Twenty years after these cave paintings were discovered near the Ardèche River in south-central France, they remain closed to the public for preservation’s sake. But on Saturday, a replica built nearby at a cost of $59 million will open, allowing the public to approximate the experience of the cave explorers who found the paintings.
The rock art in the Chauvet cave, created 32,000 to 36,000 years ago, puts flesh and fur and character onto a world previously known largely through fossil remains. Although archaeologists have recorded the impulse to create art in markings on rock and carved beads as far back as 75,000 years ago, the workmanship in these cave paintings is of another order. The subject matter, the animal world, is familiar, creating a remarkable feeling of connection with the distant past. The paintings are among the world’s most celebrated prehistoric artworks, featured in Werner Herzog’s 2011 3-D movie, “Cave of Forgotten Dreams.”
“The skill of these artists, the painting, is amazing,” said Jean Clottes, the French archaeologist who first authenticated the cave for France’s culture ministry.
“The walls are covered with engravings; the bison here appears to have eight legs — it’s as if he’s running,” Mr. Clottes said, gesturing toward a figure on the rock behind him as he walked through the replica of the cave with journalists before its official opening.
The first step in making the replica was erecting scaffolding and then covering it with a mortar that simulated the rock surface of the original cave. Photographs of the original paintings were projected onto the surface of the newly created rock. Artists led by, among others, Gilles Tosello, an expert in this prehistoric era who is also trained in the plastic arts, painstakingly copied the paintings with the same materials the original artists also used, charcoal made from Sylvester pine trees and ocher paint made from minerals.
While the paintings have been reproduced at the same size as the originals, the replica over all is slightly less than half the size of the 91,000-square-foot Chauvet cave.
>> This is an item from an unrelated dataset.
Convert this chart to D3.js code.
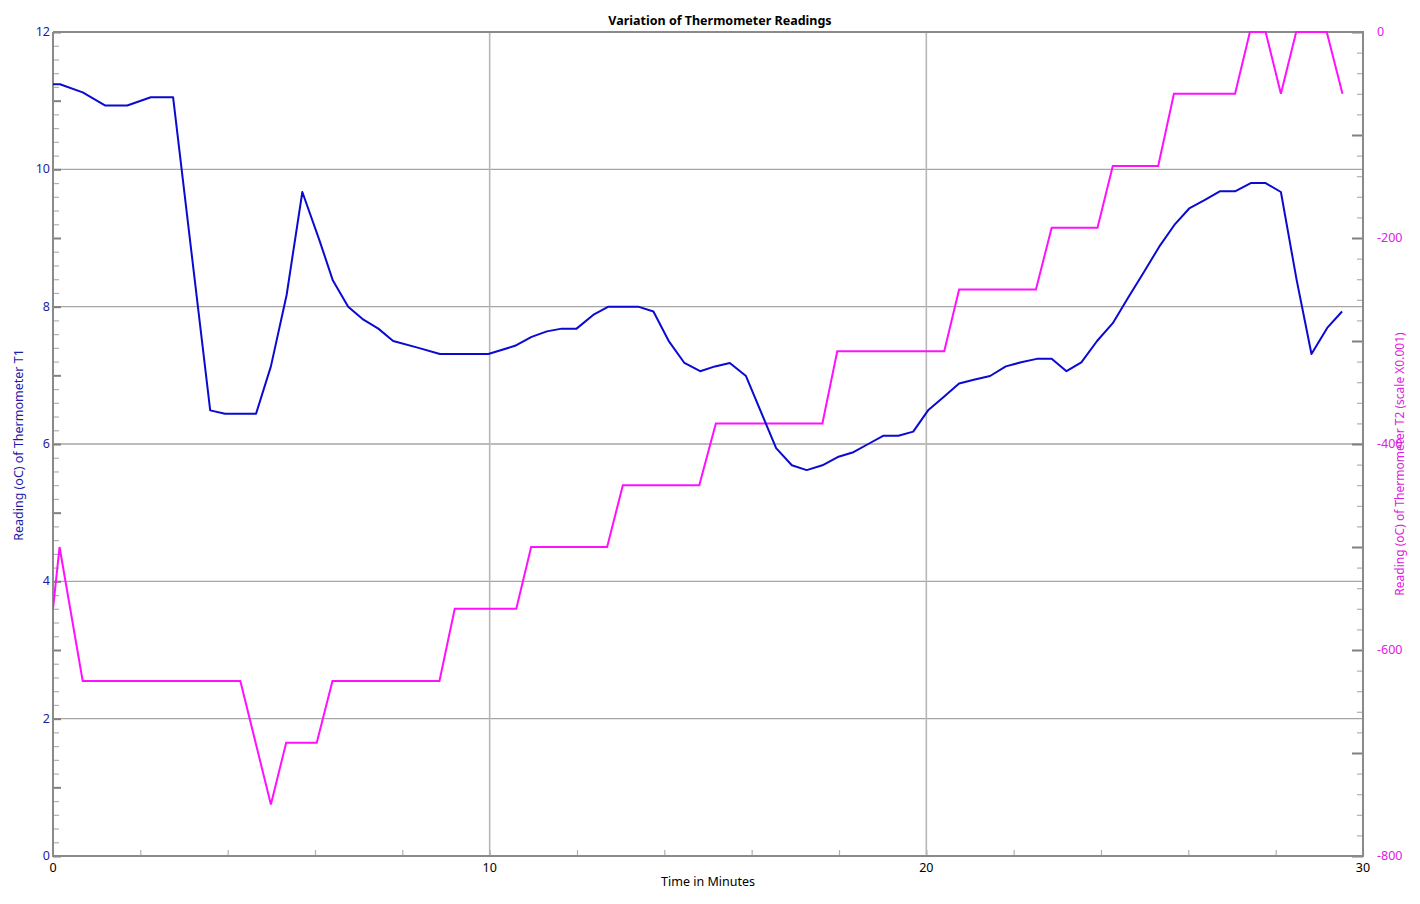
<!DOCTYPE html>
<html><head><meta charset="utf-8">
<script src="https://cdn.jsdelivr.net/npm/d3@7"></script>
<style>
html,body{margin:0;padding:0;background:#fff;}
svg text{font-family:"Noto Sans","Open Sans",sans-serif;}
</style></head>
<body><svg id="c" width="1420" height="904"></svg>
<script>
// Data (time in minutes)
const t1Time = [0,0.16,0.68,1.19,1.70,2.24,2.75,3.60,3.94,4.65,4.99,5.35,5.71,6.10,6.41,6.76,7.11,7.45,7.79,8.37,8.86,9.97,10.58,10.96,11.31,11.65,11.99,12.37,12.72,13.40,13.75,14.11,14.46,14.82,15.16,15.50,15.87,16.56,16.92,17.26,17.62,17.97,18.33,18.67,19.01,19.36,19.70,20.04,20.39,20.75,21.11,21.46,21.82,22.17,22.53,22.87,23.21,23.55,23.91,24.27,24.62,24.97,25.33,25.68,26.02,26.37,26.72,27.07,27.43,27.77,28.12,28.48,28.82,29.18,29.52];
const t1Value = [11.24,11.24,11.12,10.93,10.93,11.05,11.05,6.49,6.44,6.44,7.13,8.17,9.67,8.97,8.38,8.0,7.81,7.68,7.50,7.40,7.31,7.31,7.43,7.56,7.64,7.68,7.68,7.88,8.0,8.0,7.93,7.49,7.18,7.06,7.13,7.18,6.99,5.94,5.69,5.62,5.69,5.81,5.88,6.0,6.12,6.12,6.18,6.49,6.68,6.88,6.94,6.99,7.13,7.19,7.24,7.24,7.06,7.19,7.50,7.76,8.13,8.49,8.87,9.19,9.43,9.55,9.68,9.68,9.80,9.80,9.67,8.39,7.31,7.69,7.93];
const t2Time = [0,0.15,0.68,4.29,4.99,5.34,6.04,6.40,8.85,9.20,10.61,10.95,12.69,13.05,14.80,15.18,17.62,17.96,20.41,20.75,22.51,22.87,23.92,24.27,25.31,25.67,27.07,27.41,27.77,28.12,28.47,29.17,29.53];
const t2Value = [-560,-500,-630,-630,-750,-690,-690,-630,-630,-560,-560,-500,-500,-440,-440,-380,-380,-310,-310,-250,-250,-190,-190,-130,-130,-60,-60,0,0,-60,0,0,-60];
const xTickLabels = [0,10,20,30];
const yLeftTickLabels = [0,2,4,6,8,10,12];
const yRightTickLabels = [0,-200,-400,-600,-800];

const svg = d3.select("#c");
const L=53,R=1363,T=32,B=856;
const x = d3.scaleLinear().domain([0,30]).range([L,R]);
const yL = d3.scaleLinear().domain([0,12]).range([B,T]);
const yR = d3.scaleLinear().domain([-800,0]).range([B,T]);

const blueText="#1c1ca8", magText="#e020e0", axisCol="#8a8a8a";

// grid
const g = svg.append("g");
g.selectAll("line.hg").data([2,4,6,8,10]).join("line")
  .attr("x1",L).attr("x2",R).attr("y1",d=>yL(d)).attr("y2",d=>yL(d))
  .attr("stroke","#a6a6a6").attr("stroke-width",1.3);
g.selectAll("line.vg").data([10,20]).join("line")
  .attr("x1",d=>x(d)).attr("x2",d=>x(d)).attr("y1",T).attr("y2",B)
  .attr("stroke","#b8b8b8").attr("stroke-width",1.6);

// left axis
const leftAx = d3.axisRight(yL).tickValues(d3.range(0,12.01,0.2)).tickSize(6).tickFormat("");
const la = svg.append("g").attr("transform",`translate(${L},0)`).call(leftAx);
la.select(".domain").remove();
la.selectAll(".tick line").attr("stroke",d=>Math.abs(d-Math.round(d))<1e-6?"#808080":"#b0b0b0")
  .attr("x2",d=>Math.abs(d-Math.round(d))<1e-6?8:6).attr("stroke-width",d=>Math.abs(d-Math.round(d))<1e-6?2:1.2);
svg.selectAll("text.yl").data(yLeftTickLabels).join("text")
  .attr("x",L-3).attr("y",d=>yL(d)+4).attr("text-anchor","end")
  .attr("font-size",12.5).attr("fill",blueText).text(d=>d);

// right axis
const rightAx = d3.axisLeft(yR).tickValues(d3.range(-800,0.01,20)).tickSize(6).tickFormat("");
const ra = svg.append("g").attr("transform",`translate(${R},0)`).call(rightAx);
ra.select(".domain").remove();
ra.selectAll(".tick line").attr("stroke",d=>d%100===0?"#808080":"#b0b0b0")
  .attr("x2",d=>d%100===0?-11:-6).attr("stroke-width",d=>d%100===0?2:1.2);
svg.selectAll("text.yr").data(yRightTickLabels).join("text")
  .attr("x",R+14).attr("y",d=>yR(d)+4).attr("text-anchor","start")
  .attr("font-size",12.5).attr("fill",magText).text(d=>d);

// bottom axis
const botAx = d3.axisTop(x).tickValues(d3.range(0,30.01,2)).tickSize(6).tickFormat("");
const ba = svg.append("g").attr("transform",`translate(0,${B})`).call(botAx);
ba.select(".domain").remove();
ba.selectAll(".tick line").attr("stroke","#b0b0b0").attr("stroke-width",1.2);
svg.selectAll("text.xl").data(xTickLabels).join("text")
  .attr("x",d=>x(d)).attr("y",B+16).attr("text-anchor","middle")
  .attr("font-size",12.5).attr("fill","#000").text(d=>d);

// frame lines
svg.append("line").attr("x1",L).attr("x2",L).attr("y1",T).attr("y2",B+1).attr("stroke",axisCol).attr("stroke-width",2);
svg.append("line").attr("x1",R).attr("x2",R).attr("y1",T-1).attr("y2",B+1).attr("stroke",axisCol).attr("stroke-width",2);
svg.append("line").attr("x1",L).attr("x2",R).attr("y1",B).attr("y2",B).attr("stroke",axisCol).attr("stroke-width",2);
svg.append("line").attr("x1",L).attr("x2",R).attr("y1",T).attr("y2",T).attr("stroke",axisCol).attr("stroke-width",2);

// lines
const clip = svg.append("clipPath").attr("id","pc").append("rect").attr("x",L).attr("y",T-1).attr("width",R-L).attr("height",B-T+2);
const line1 = d3.line().x((d,i)=>x(t1Time[i])).y(d=>yL(d));
const line2 = d3.line().x((d,i)=>x(t2Time[i])).y(d=>yR(d));
svg.append("path").attr("d",line2(t2Value)).attr("fill","none").attr("stroke","#ff10ff").attr("stroke-width",2).attr("clip-path","url(#pc)");
svg.append("path").attr("d",line1(t1Value)).attr("fill","none").attr("stroke","#0a0ad0").attr("stroke-width",2).attr("stroke-linejoin","round").attr("clip-path","url(#pc)");

// titles
svg.append("text").attr("x",720).attr("y",25).attr("text-anchor","middle")
  .attr("font-size",12.5).attr("font-weight","bold").attr("fill","#000").text("Variation of Thermometer Readings");
svg.append("text").attr("x",708).attr("y",886).attr("text-anchor","middle")
  .attr("font-size",12.5).attr("fill","#000").text("Time in Minutes");
svg.append("text").attr("transform",`translate(23,445) rotate(-90)`).attr("text-anchor","middle")
  .attr("font-size",12.5).attr("fill",blueText).text("Reading (oC) of Thermometer T1");
svg.append("text").attr("transform",`translate(1404,464) rotate(-90)`).attr("text-anchor","middle")
  .attr("font-size",12).attr("fill",magText).text("Reading (oC) of Thermometer T2 (scale X0.001)");
</script></body></html>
Kléber Rossillon, the company that manages the replica site, is planning to have groups of up to 30 enter every few minutes with a guide.
Marie Badisa, the Culture Ministry’s curator for the cave, views the Chauvet paintings as “a true conceptual artistic representation.” The sense of movement the artists captured has been described as “prehistoric cinema,” she said as she led four journalists on a rare visit to the original cave.